With the Queen’s funeral over, it’s time for New Zealand to talk about whether we really want to continue supporting an ultra-wealthy hereditary elite.
For 10 days, our news organisations have talked about little other than the Queen’s death. They’ve sent what appears to be 50 to 75% of their journalists to London, many of whom have arrived to find not much happening. Patrick Gower has interviewed a guy who pilfers swans for the royals. Corin Dann has taken to filming selfie videos in a field.
The flurry of royal coverage reached its zenith with in an episode of Morning Report almost entirely devoted to people remembering things.
The all-consuming outpouring of grief is in many ways understandable. Queen Elizabeth II reigned for 70 years, and her presence has been a constant fixture in our lives.
But with the official period of mourning over, New Zealand should be able to move on to debating an issue important to its future as a nation. Even if it’s hard, and just raising the matter may hurt some people, we need to ask ourselves: in this day and age, can we really continue to uphold and support an ultra-wealthy hereditary elite while many of our people live in poverty?
New Zealand sees itself as an egalitarian society where people get a fair go. That national id jars with the fact the country’s political system has long been lorded over by a group of people who hold huge amounts of wealth and power, not by any real effort of their own, but by a mixture of state-enforced privilege and birthright.
Our political acquiescence to this group allows them to continue to exploit and profit off their subjects; to treat people as tenants on what should be their own land. Their wealth accumulates no matter what they do. They possess a vast property empire; more houses than they could ever need. That would be a bad look at the best of times but it certainly grates when many New Zealanders are suffering homelessness or living in precarious rentals and emergency motels.
It’s hard to even know how much wealth this group really owns due to tax laws which help them hide their fortunes, but the sums are thought to be enormous. If their position is ever threatened, they simply lean on governments to introduce rules which keep their bank balances intact.

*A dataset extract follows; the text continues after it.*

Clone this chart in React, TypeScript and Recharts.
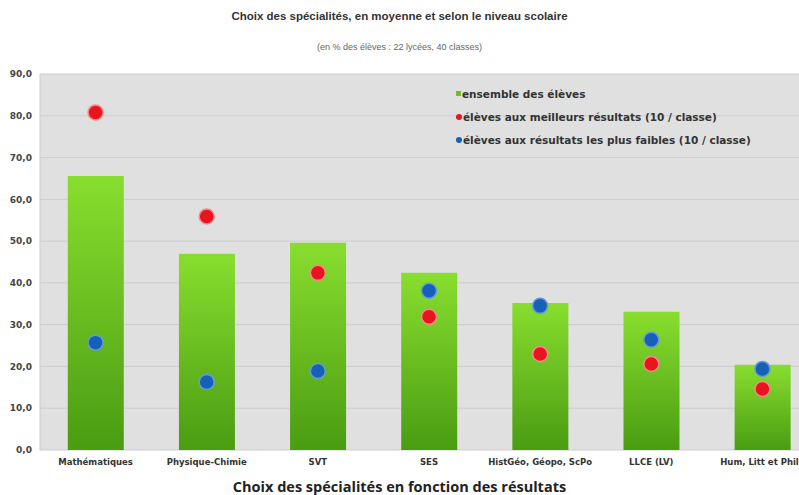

Many of these rulers are at best average intellects. Some are of incredibly low moral character. It doesn’t matter. They maintain their privilege and influence by virtue of their wealth and station.
I’m talking, of course, about those who own property in New Zealand’s housing market.
If we want to restore some semblance of equity and self-respect to our nation, we need to emulate monarchist Britain, which has a capital gains tax, inheritance tax and a gift tax. Its government uses the resulting windfall to pay for things like a £12,500 (NZ$23,968) tax-free threshold and a fully funded healthcare system that offers free GP visits.
These measures wouldn’t completely wipe out the power of a ruling class which has entrenched over many decades, but they would help bring a measure of fairness to our society. It’s simply not right that some people are able to gain huge amounts of wealth, power and influence by accident of birth, while many others are condemned to a life of struggle and hardship through no fault of their own.
The current situation is anachronistic and backwards. It’s 2022. Can we really allow Aotearoa to be lorded over by an unappointed landed gentry? It’s time for this country to break the shackles of its offensive class system and move forward into a more equitable future.
And while we’re at it, we could consider becoming a republic.